At 69%, Austrians were the world’s likeliest to prioritize a nap. The Irish (53%) were the world’s likeliest to over-indulge with food. Brazilians (56%) edged Italians (54%) as the likeliest to be intimate.

Speedos are approved, theft isn’t

74% of worldwide respondents consider speedo-style briefs to be acceptable beach attire. A full 95% of Brazilians approve, followed by Austrians (94%), Germans (91%) and Spaniards (91%). Acceptance was lowest among Norwegians, with only 40% approving. 57% of Americans approve of the attire, as do 60% of the Japanese.

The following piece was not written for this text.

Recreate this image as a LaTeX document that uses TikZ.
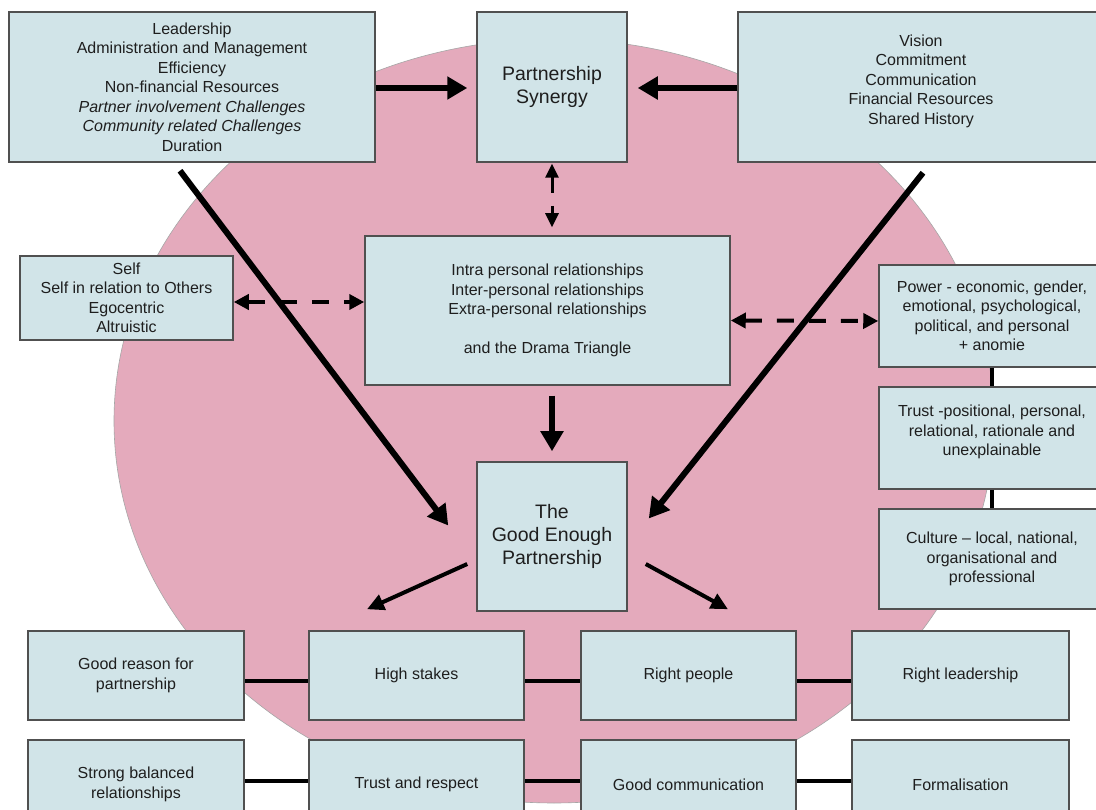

More than half of the world’s beachgoers would “never” post a photo of themselves in swimwear of any type and 31% of people on the beach avoid posting any vacation photos on their social channels “so I don’t make my friends jealous.” On the flip side, 18% do post vacation photos to inspire envy.

While speedos do not make beachgoers anxious, theft does. 68% of respondents say that having their wallet or possessions stolen on the beach makes them “very” or “somewhat” anxious.

All jaws, all the time

Shark attacks make 44% of respondents worldwide anxious, with beachgoers from Brazil (84%), Hong Kong (70%) and Malaysia (70%) expressing the most fear. A full 50% of beachgoers report that they are afraid to swim at the beach due to sharks, though 35% of that group will swim regardless.

Such fears remain a prevailing concern for beachgoers despite the relative rarity of a shark encounter: The University of Florida’s “International Shark Attack File Report” reveals that a mere 72 “unprovoked” shark bite incidents took place in 2013, worldwide.